Start at the line containing "Write the D3.js code for this chart.", stop at the line containing "129.5, bottom: 491", and please reproduce every line in between, both ends included, without pictures.

* Task input:
───

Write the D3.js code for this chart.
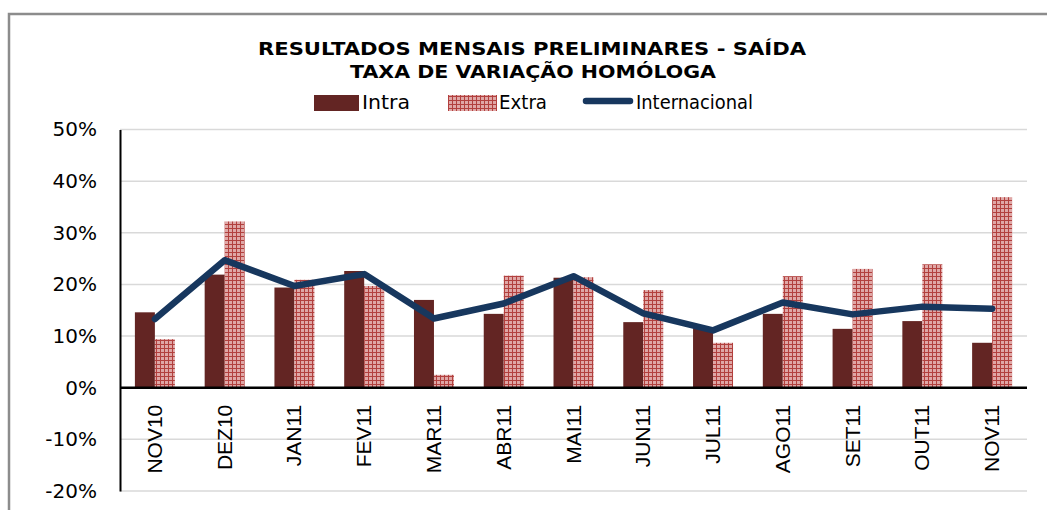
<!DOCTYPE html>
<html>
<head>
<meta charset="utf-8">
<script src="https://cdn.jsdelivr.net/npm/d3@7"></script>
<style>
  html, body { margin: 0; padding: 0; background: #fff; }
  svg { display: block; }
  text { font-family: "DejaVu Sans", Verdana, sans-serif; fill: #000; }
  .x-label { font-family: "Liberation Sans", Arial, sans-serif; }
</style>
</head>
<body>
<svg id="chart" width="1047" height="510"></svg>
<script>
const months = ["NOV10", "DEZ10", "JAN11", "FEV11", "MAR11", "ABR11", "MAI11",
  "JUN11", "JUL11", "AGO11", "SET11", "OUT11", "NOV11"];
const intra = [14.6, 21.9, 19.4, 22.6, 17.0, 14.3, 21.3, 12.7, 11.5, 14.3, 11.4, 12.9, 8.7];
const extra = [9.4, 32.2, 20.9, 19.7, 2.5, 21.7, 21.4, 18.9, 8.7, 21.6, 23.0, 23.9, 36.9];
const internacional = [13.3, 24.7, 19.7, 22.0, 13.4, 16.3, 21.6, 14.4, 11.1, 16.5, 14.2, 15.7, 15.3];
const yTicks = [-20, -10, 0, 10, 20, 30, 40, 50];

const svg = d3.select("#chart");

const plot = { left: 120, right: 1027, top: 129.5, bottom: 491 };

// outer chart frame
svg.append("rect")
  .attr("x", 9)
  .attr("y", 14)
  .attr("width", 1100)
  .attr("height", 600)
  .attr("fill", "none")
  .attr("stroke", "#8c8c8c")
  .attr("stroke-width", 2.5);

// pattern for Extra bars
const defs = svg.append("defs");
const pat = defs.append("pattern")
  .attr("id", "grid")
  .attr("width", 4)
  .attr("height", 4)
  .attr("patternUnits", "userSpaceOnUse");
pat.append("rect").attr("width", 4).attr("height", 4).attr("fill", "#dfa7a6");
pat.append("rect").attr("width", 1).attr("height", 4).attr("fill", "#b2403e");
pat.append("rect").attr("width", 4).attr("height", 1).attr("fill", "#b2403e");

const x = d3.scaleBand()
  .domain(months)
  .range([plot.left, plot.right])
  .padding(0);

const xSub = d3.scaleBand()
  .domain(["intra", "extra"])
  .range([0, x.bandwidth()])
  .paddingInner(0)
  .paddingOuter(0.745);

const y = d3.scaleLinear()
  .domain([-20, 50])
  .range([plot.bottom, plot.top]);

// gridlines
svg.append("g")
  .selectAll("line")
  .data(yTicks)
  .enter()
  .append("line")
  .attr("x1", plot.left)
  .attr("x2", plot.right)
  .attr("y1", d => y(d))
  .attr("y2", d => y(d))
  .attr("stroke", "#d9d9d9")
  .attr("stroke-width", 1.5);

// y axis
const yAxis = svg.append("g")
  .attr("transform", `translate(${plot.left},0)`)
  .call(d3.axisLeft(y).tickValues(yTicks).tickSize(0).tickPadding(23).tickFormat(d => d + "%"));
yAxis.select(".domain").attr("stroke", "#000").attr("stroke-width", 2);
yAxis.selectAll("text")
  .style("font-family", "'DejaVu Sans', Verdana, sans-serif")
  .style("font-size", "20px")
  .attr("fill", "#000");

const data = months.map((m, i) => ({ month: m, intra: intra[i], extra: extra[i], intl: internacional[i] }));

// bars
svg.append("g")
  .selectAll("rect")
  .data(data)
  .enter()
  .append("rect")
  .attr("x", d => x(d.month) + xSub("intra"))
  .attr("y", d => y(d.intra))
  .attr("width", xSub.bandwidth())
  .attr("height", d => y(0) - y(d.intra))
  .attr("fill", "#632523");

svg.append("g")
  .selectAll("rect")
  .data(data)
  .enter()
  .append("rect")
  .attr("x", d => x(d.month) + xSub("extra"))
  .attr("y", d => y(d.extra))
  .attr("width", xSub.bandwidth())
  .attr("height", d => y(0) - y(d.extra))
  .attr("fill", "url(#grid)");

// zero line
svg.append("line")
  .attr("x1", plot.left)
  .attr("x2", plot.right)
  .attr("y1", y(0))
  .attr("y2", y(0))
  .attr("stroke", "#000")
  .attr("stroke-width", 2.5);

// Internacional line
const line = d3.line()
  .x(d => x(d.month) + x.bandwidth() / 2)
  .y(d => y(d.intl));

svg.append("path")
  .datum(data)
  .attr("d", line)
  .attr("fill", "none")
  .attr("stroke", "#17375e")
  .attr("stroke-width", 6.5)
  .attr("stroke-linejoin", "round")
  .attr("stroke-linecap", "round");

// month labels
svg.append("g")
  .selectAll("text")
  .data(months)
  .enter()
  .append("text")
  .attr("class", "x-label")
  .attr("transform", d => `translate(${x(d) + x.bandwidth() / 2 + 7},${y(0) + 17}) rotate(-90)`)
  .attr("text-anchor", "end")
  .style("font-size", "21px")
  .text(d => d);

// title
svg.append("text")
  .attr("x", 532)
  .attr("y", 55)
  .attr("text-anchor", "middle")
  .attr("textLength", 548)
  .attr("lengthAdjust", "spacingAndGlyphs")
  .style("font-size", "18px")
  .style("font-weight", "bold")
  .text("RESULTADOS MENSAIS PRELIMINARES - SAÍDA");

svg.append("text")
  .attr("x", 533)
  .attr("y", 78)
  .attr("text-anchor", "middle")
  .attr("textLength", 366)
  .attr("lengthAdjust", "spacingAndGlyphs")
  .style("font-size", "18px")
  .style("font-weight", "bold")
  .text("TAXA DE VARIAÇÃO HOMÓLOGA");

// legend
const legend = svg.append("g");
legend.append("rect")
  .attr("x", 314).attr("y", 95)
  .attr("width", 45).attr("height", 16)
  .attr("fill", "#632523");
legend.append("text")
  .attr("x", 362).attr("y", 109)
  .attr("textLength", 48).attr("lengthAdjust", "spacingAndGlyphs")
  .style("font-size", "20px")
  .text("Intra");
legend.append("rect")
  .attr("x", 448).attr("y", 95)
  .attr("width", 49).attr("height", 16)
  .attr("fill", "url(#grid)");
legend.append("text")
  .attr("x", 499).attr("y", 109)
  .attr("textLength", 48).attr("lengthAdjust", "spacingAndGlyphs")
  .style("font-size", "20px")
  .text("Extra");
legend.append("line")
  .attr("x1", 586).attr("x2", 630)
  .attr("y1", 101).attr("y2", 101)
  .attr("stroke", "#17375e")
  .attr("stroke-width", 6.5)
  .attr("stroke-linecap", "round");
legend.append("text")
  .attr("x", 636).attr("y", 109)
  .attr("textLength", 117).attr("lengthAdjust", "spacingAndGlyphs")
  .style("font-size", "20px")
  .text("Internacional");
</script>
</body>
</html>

───

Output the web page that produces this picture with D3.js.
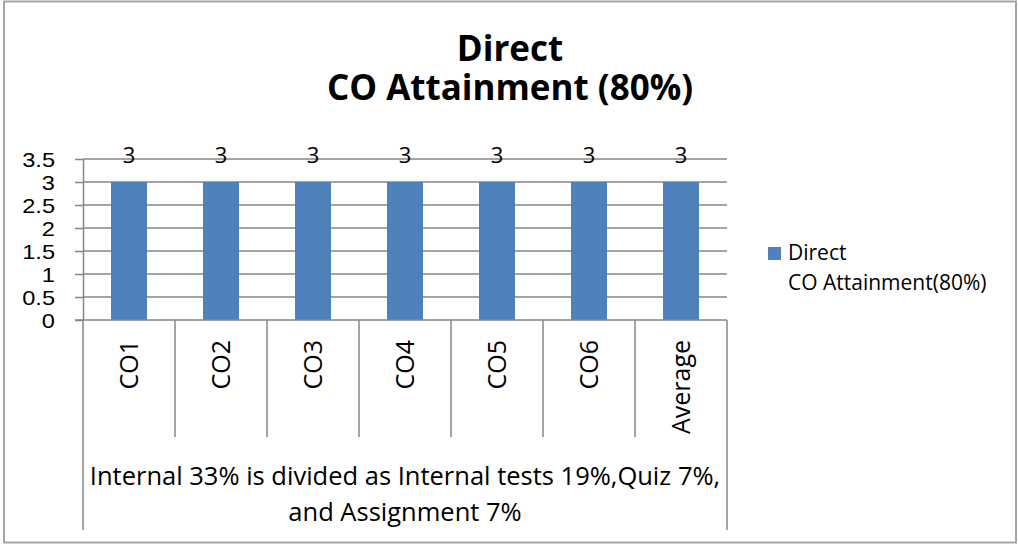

───

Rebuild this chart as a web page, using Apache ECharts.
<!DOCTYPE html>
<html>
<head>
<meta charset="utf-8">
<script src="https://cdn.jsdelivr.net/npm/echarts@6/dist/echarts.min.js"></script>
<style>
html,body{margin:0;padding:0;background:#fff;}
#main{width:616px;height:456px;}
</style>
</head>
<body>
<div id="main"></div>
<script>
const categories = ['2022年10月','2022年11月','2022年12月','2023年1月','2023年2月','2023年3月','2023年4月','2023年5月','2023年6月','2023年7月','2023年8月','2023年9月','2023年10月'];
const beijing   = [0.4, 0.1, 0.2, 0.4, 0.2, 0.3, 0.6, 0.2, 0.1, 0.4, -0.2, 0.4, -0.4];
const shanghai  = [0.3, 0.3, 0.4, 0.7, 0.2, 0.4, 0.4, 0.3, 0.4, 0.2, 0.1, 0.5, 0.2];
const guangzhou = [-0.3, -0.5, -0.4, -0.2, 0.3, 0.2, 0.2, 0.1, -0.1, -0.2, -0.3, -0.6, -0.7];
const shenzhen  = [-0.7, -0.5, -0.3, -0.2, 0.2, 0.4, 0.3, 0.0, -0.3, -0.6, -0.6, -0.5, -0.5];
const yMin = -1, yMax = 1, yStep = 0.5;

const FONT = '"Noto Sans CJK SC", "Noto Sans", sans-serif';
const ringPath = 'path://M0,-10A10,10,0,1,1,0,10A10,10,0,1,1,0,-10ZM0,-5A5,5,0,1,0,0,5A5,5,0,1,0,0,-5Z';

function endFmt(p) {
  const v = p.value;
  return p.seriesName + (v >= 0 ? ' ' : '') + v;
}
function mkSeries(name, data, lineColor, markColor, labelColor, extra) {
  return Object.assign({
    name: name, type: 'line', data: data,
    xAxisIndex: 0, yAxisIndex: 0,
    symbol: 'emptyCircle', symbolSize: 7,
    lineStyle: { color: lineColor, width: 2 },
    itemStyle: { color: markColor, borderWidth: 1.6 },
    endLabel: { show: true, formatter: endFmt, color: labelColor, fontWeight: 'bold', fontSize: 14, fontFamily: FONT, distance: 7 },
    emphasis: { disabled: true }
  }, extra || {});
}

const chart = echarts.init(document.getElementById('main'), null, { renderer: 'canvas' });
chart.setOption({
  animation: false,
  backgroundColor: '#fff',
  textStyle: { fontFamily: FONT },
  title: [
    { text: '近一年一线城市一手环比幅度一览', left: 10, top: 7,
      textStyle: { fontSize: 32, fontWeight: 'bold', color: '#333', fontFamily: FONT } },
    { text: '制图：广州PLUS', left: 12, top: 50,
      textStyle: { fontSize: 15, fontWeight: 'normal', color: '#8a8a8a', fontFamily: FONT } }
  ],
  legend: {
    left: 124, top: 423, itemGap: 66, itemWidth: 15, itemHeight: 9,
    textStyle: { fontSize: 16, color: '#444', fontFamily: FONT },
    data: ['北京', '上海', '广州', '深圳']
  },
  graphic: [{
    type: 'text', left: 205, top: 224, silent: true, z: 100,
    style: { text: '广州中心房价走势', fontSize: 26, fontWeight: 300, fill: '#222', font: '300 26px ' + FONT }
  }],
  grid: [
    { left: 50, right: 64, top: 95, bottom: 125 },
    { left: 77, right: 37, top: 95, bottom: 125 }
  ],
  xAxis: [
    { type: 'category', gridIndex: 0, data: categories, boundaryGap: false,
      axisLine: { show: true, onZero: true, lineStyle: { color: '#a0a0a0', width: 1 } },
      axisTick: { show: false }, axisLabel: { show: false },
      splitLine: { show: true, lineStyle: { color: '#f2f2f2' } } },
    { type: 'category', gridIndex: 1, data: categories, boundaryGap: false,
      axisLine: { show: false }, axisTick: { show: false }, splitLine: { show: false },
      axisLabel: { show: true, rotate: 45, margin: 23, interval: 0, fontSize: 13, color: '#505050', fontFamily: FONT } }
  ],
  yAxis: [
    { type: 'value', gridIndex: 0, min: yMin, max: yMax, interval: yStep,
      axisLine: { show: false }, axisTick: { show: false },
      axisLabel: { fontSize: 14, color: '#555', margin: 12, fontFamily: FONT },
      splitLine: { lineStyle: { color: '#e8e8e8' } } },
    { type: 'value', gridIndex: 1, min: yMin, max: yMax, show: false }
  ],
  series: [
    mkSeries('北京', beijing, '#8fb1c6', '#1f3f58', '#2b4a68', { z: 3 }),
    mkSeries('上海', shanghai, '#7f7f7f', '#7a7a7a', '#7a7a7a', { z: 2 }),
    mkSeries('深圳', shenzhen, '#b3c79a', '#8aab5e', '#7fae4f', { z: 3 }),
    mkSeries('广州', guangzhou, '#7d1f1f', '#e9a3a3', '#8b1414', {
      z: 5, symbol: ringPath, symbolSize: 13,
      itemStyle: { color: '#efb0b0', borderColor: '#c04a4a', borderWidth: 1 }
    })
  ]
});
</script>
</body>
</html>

───

* Output:
Write the D3.js code for this chart.
<!DOCTYPE html>
<html>
<head>
<meta charset="utf-8">
<script src="https://cdn.jsdelivr.net/npm/d3@7"></script>
<style>
  html, body { margin: 0; padding: 0; background: #fff; }
  svg { display: block; }
  text { font-family: "DejaVu Sans", Verdana, sans-serif; fill: #000; }
  .x-label { font-family: "Liberation Sans", Arial, sans-serif; }
</style>
</head>
<body>
<svg id="chart" width="1047" height="510"></svg>
<script>
const months = ["NOV10", "DEZ10", "JAN11", "FEV11", "MAR11", "ABR11", "MAI11",
  "JUN11", "JUL11", "AGO11", "SET11", "OUT11", "NOV11"];
const intra = [14.6, 21.9, 19.4, 22.6, 17.0, 14.3, 21.3, 12.7, 11.5, 14.3, 11.4, 12.9, 8.7];
const extra = [9.4, 32.2, 20.9, 19.7, 2.5, 21.7, 21.4, 18.9, 8.7, 21.6, 23.0, 23.9, 36.9];
const internacional = [13.3, 24.7, 19.7, 22.0, 13.4, 16.3, 21.6, 14.4, 11.1, 16.5, 14.2, 15.7, 15.3];
const yTicks = [-20, -10, 0, 10, 20, 30, 40, 50];

const svg = d3.select("#chart");

const plot = { left: 120, right: 1027, top: 129.5, bottom: 491 };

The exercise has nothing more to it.